Congratulations to Eric Anger on successfully defending his PhD proposal “Application-level Modeling and Analysis of Time and Energy for Optimizing Power-constrained Extreme-scale Applications”
The objective of the proposed research is to create a methodology for the modeling and characterization of extreme-scale applications operating within power limitations in order to guide optimization. It is likely that forthcoming high-performance machines will operate with stringent power caps, tying the performance of the systems to their energy-efficiency. Optimizing extreme-scale applications to operate within power limitations will require new techniques for understanding the relationships between application characterization, performance, and energy. The main contributions of this work are: 1) a methodology for the time and energy modeling of high-performance computing applications that can scale to a large number of nodes, 2) characterization of the different ways time and energy are affected by degree of parallelism and processor clock frequency, and 3) optimization of performance under a power cap when scheduling applications, both bulk-synchronous and data-parallel task-based application models.
Congratulations to Minhaj Hassan on successfully defending his PhD thesis “Exploiting On-Chip Memory Concurrency in 3D Manycore Architectures”

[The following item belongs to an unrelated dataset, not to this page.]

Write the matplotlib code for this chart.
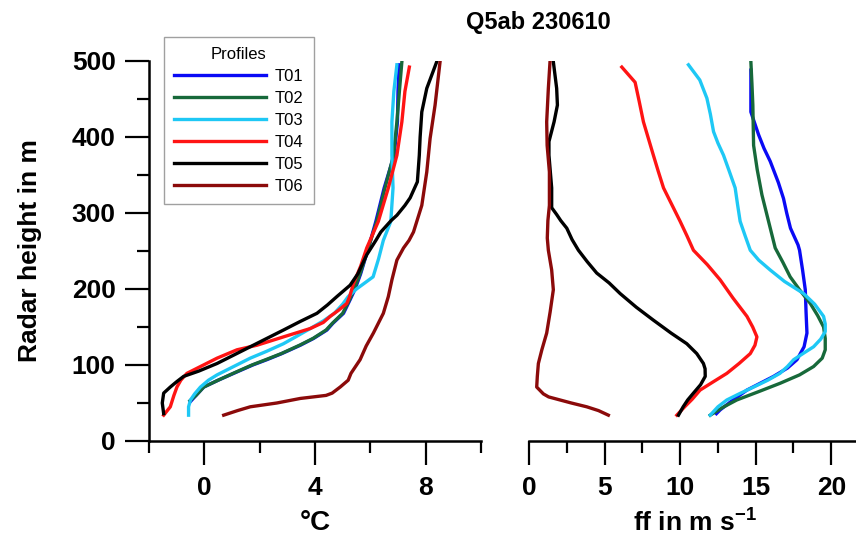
import matplotlib
matplotlib.use('Agg')
import matplotlib.pyplot as plt
from matplotlib.ticker import MultipleLocator, FixedLocator

plt.rcParams['font.family'] = ['Liberation Sans', 'DejaVu Sans']
plt.rcParams['font.weight'] = 'bold'
plt.rcParams['mathtext.fontset'] = 'custom'
plt.rcParams['mathtext.rm'] = 'Liberation Sans:bold'
plt.rcParams['mathtext.default'] = 'rm'

title = 'Q5ab 230610'
names = ['T01', 'T02', 'T03', 'T04', 'T05', 'T06']
colors = ['#0a0af5', '#17693a', '#1ec8f5', '#ff1414', '#000000', '#8b0a0a']

# temperature profiles: height (m) and temperature (degC)
t01_h = [52, 60, 71, 80, 89, 100, 107, 115, 126, 135, 146, 155, 168, 186, 200, 220, 254, 289, 333, 376, 420, 460, 495]
t01_temp = [-0.5, -0.3, -0.02, 0.5, 1.06, 1.75, 2.26, 2.8, 3.47, 3.95, 4.43, 4.65, 5.03, 5.27, 5.45, 5.65, 5.93, 6.2, 6.5, 6.86, 6.98, 7.0, 7.04]

t02_h = [53, 60, 71, 80, 89, 100, 107, 115, 126, 135, 146, 155, 168, 186, 200, 220, 254, 289, 333, 376, 420, 460, 499]
t02_temp = [-0.52, -0.3, -0.02, 0.5, 1.04, 1.72, 2.22, 2.78, 3.44, 3.93, 4.4, 4.63, 5.0, 5.25, 5.42, 5.63, 5.93, 6.23, 6.53, 6.84, 6.96, 7.05, 7.14]

t03_h = [34, 45, 54, 62, 71, 80, 87, 98, 109, 118, 128, 138, 148, 158, 168, 180, 190, 200, 216, 240, 264, 289, 333, 376, 420, 460, 495]
t03_temp = [-0.57, -0.57, -0.5, -0.35, -0.14, 0.15, 0.46, 1.06, 1.66, 2.25, 2.86, 3.35, 3.83, 4.3, 4.7, 5.0, 5.2, 5.5, 6.1, 6.3, 6.47, 6.74, 6.82, 6.78, 6.78, 6.85, 6.96]

t04_h = [34, 45, 60, 71, 80, 89, 98, 109, 120, 126, 137, 148, 156, 164, 172, 181, 190, 207, 230, 254, 264, 289, 333, 376, 420, 460, 492]
t04_temp = [-1.47, -1.23, -1.1, -0.99, -0.85, -0.63, -0.14, 0.46, 1.18, 1.9, 2.86, 3.83, 4.3, 4.55, 4.85, 5.15, 5.25, 5.39, 5.65, 5.87, 5.99, 6.29, 6.65, 6.96, 7.14, 7.25, 7.41]

t05_h = [36, 50, 63, 71, 78, 85, 92, 102, 113, 124, 135, 146, 157, 168, 179, 190, 205, 220, 245, 264, 275, 290, 297, 310, 320, 341, 376, 400, 433, 464, 499]
t05_temp = [-1.47, -1.52, -1.47, -1.23, -1.0, -0.75, -0.2, 0.46, 1.06, 1.66, 2.26, 2.86, 3.45, 4.07, 4.45, 4.79, 5.27, 5.55, 5.87, 6.2, 6.38, 6.75, 6.96, 7.25, 7.44, 7.7, 7.77, 7.8, 7.86, 8.04, 8.4]

t06_h = [34, 40, 45, 50, 56, 60, 63, 71, 80, 89, 107, 125, 142, 168, 190, 212, 238, 254, 264, 275, 310, 354, 398, 442, 499]
t06_temp = [0.7, 1.2, 1.66, 2.62, 3.47, 4.4, 4.62, 4.91, 5.2, 5.3, 5.63, 5.85, 6.11, 6.47, 6.65, 6.78, 6.96, 7.2, 7.4, 7.56, 7.86, 8.04, 8.16, 8.34, 8.52]

# wind speed profiles: height (m) and ff (m/s)
f01_h = [36, 41, 54, 67, 76, 85, 96, 107, 124, 142, 170, 199, 225, 251, 258, 280, 300, 319, 340, 368, 385, 403, 420, 433, 460, 488]
f01_ff = [12.4, 12.65, 13.5, 14.42, 15.3, 16.18, 17.1, 17.73, 18.2, 18.39, 18.33, 18.28, 18.1, 17.9, 17.8, 17.3, 17.05, 16.84, 16.5, 15.96, 15.55, 15.19, 14.9, 14.68, 14.68, 14.68]

f02_h = [34, 44, 54, 65, 76, 87, 98, 109, 120, 135, 150, 165, 181, 199, 216, 235, 254, 289, 324, 357, 389, 420, 442, 470, 499]
f02_ff = [11.99, 12.8, 13.75, 15.2, 16.62, 17.9, 18.83, 19.4, 19.6, 19.6, 19.49, 19.1, 18.61, 17.9, 17.28, 16.8, 16.29, 15.85, 15.41, 15.1, 14.86, 14.83, 14.81, 14.75, 14.68]

f03_h = [34, 45, 54, 62, 71, 80, 89, 98, 107, 116, 124, 134, 144, 154, 164, 180, 194, 210, 225, 238, 251, 270, 289, 311, 333, 355, 376, 392, 407, 430, 451, 475, 495]
f03_ff = [11.99, 12.5, 13.09, 13.9, 14.86, 15.8, 16.6, 17.1, 17.51, 18.2, 18.83, 19.3, 19.6, 19.6, 19.49, 18.9, 18.17, 16.9, 15.96, 15.2, 14.64, 14.3, 13.97, 13.8, 13.64, 13.25, 12.87, 12.5, 12.21, 12.0, 11.77, 11.3, 10.55]

f04_h = [34, 45, 55, 67, 78, 89, 102, 115, 126, 137, 150, 164, 188, 212, 232, 251, 270, 289, 311, 333, 355, 376, 398, 420, 446, 472, 492]
f04_ff = [9.78, 10.3, 10.8, 11.32, 12.2, 13.09, 13.9, 14.64, 14.95, 15.08, 14.8, 14.42, 13.5, 12.65, 11.8, 10.88, 10.45, 10.0, 9.45, 8.9, 8.55, 8.23, 7.9, 7.57, 7.3, 7.02, 6.14]

f05_h = [34, 45, 54, 63, 74, 85, 95, 102, 115, 128, 142, 159, 176, 194, 208, 221, 236, 251, 265, 280, 290, 298, 307, 333, 376, 394, 420, 442, 464, 499]
f05_ff = [9.89, 10.2, 10.5, 10.88, 11.35, 11.66, 11.65, 11.54, 11.1, 10.44, 9.4, 8.23, 7.1, 6.03, 5.3, 4.48, 3.85, 3.27, 2.85, 2.5, 2.1, 1.83, 1.5, 1.5, 1.32, 1.32, 1.66, 1.88, 1.83, 1.61]

f06_h = [34, 40, 45, 50, 54, 58, 62, 71, 85, 102, 120, 142, 170, 199, 225, 251, 267, 290, 310, 354, 389, 420, 464, 499]
f06_ff = [5.25, 4.6, 3.82, 2.8, 2.05, 1.3, 0.95, 0.51, 0.55, 0.62, 0.85, 1.17, 1.4, 1.61, 1.5, 1.28, 1.21, 1.25, 1.35, 1.35, 1.2, 1.17, 1.28, 1.39]

temp_h = [t01_h, t02_h, t03_h, t04_h, t05_h, t06_h]
temp_v = [t01_temp, t02_temp, t03_temp, t04_temp, t05_temp, t06_temp]
ff_h = [f01_h, f02_h, f03_h, f04_h, f05_h, f06_h]
ff_v = [f01_ff, f02_ff, f03_ff, f04_ff, f05_ff, f06_ff]

fig = plt.figure(figsize=(8.56, 5.4), dpi=100)
ax1 = fig.add_axes([149 / 856, 99 / 540, 332 / 856, 380 / 540])
ax2 = fig.add_axes([529 / 856, 99 / 540, 331 / 856, 380 / 540])

for h, v, c, n in zip(temp_h, temp_v, colors, names):
    ax1.plot(v, h, color=c, lw=2.4, label=n)
for h, v, c in zip(ff_h, ff_v, colors):
    ax2.plot(v, h, color=c, lw=2.4)

ax1.set_xlim(-2, 10)
ax1.set_ylim(0, 500)
ax2.set_xlim(0, 21.9)
ax2.set_ylim(0, 500)

# ticks
ax1.xaxis.set_major_locator(FixedLocator([0, 4, 8]))
ax1.xaxis.set_minor_locator(FixedLocator([-2, 2, 6, 10]))
ax1.yaxis.set_major_locator(MultipleLocator(100))
ax1.yaxis.set_minor_locator(MultipleLocator(50))
ax2.xaxis.set_major_locator(MultipleLocator(5))
ax2.xaxis.set_minor_locator(MultipleLocator(2.5))

for ax in (ax1, ax2):
    ax.tick_params(which='major', length=17, width=1.6, labelsize=19, pad=8)
    ax.tick_params(which='minor', length=8.5, width=1.6)
    ax.spines['top'].set_visible(False)
    ax.spines['right'].set_visible(False)
    ax.spines['bottom'].set_linewidth(1.8)
    ax.spines['left'].set_linewidth(1.8)
ax1.tick_params(axis='y', which='major', pad=7)
ax2.spines['left'].set_visible(False)
ax2.tick_params(axis='y', which='both', left=False, labelleft=False)

# labels
ax1.set_ylabel('Radar height in m', fontsize=19, fontweight='bold', va='center')
ax1.yaxis.set_label_coords((30 - 149) / 332, 0.5)
ax1.set_xlabel('°C', fontsize=20, fontweight='bold', va='center')
ax1.xaxis.set_label_coords(0.5, -0.216)
ax2.set_xlabel('ff in m s$^{-1}$', fontsize=19, fontweight='bold', va='center')
ax2.xaxis.set_label_coords(0.5, -0.216)

fig.text(538 / 856, 1 - 22 / 540, title, ha='center', va='center', fontsize=17, fontweight='bold')

leg = ax1.legend(loc='upper left', bbox_to_anchor=(164 / 856, 1 - 37 / 540),
                 bbox_transform=fig.transFigure, borderaxespad=0,
                 title='Profiles', prop={'size': 12, 'weight': 'normal'},
                 title_fontproperties={'size': 12, 'weight': 'normal'},
                 fancybox=False, edgecolor='#a0a0a0', framealpha=1,
                 handlelength=5.5, handletextpad=0.55, labelspacing=0.42, borderpad=0.6)
leg.get_frame().set_linewidth(1.0)

fig.savefig('out.png', dpi=100)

Many congratulations Dr. Hassan!
The objective of this thesis is to optimize the uncore of 3D many-core architectures. More specifically, we note that technology trends point to large increases in memory-level concurrency. This in turn affects the design of the multi-core interconnect and organization of the memory hierarchy. The work addresses the need for re-optimization in the presence of this increase in concurrency of the memory system.
First, we observe that 2D network latency and inefficient parallelism management in the current 3D designs are the main bottlenecks to fully exploit the potentials of 3D. To that end, we propose an extremely low-latency, low-power, high-radix router and present its various versions for different network typologies and configurations. We also explore optimizations and techniques to reduce the traffic in the network. Second, we propose a reorganization of the memory hierarchy and use simple address space translations to regulate locality, bandwidth and energy trade-offs in highly concurrent 3D memory systems. Third, we analyze the rise in temperature of 3D memories and propose variable-rate per-bank refresh management that exploits variability in temperature to reduce 3D DRAM’s refresh power and extend its operating range to higher temperatures.
Congratulations to Si Li, William Song and Minhaj Hassan for their papers accepted by IEEE International Reliability Physics Symposium!
Paper “Software-based Dynamic Reliability Management for GPU Applications”, co-authored by Si Li, Vilas Sridharan, Sudhanva Gurumurthi and Sudhakar Yalamanchili, has been accepted by IEEE International Reliability Physics Symposium. Congratulations to Si!
Paper “Reliability-Performance Tradeoff between 2.5D and 3D-Stacked DRAM Processors”, co-authored by William J. Song, Syed Minhaj Hassan, Saibal Mukhopadhyay and Sudhakar Yalamanchili, has been accepted by IEEE International Reliability Physics Symposium as a short paper/poster. Congratulations to William and Minhaj!
The conference was held in April 2016.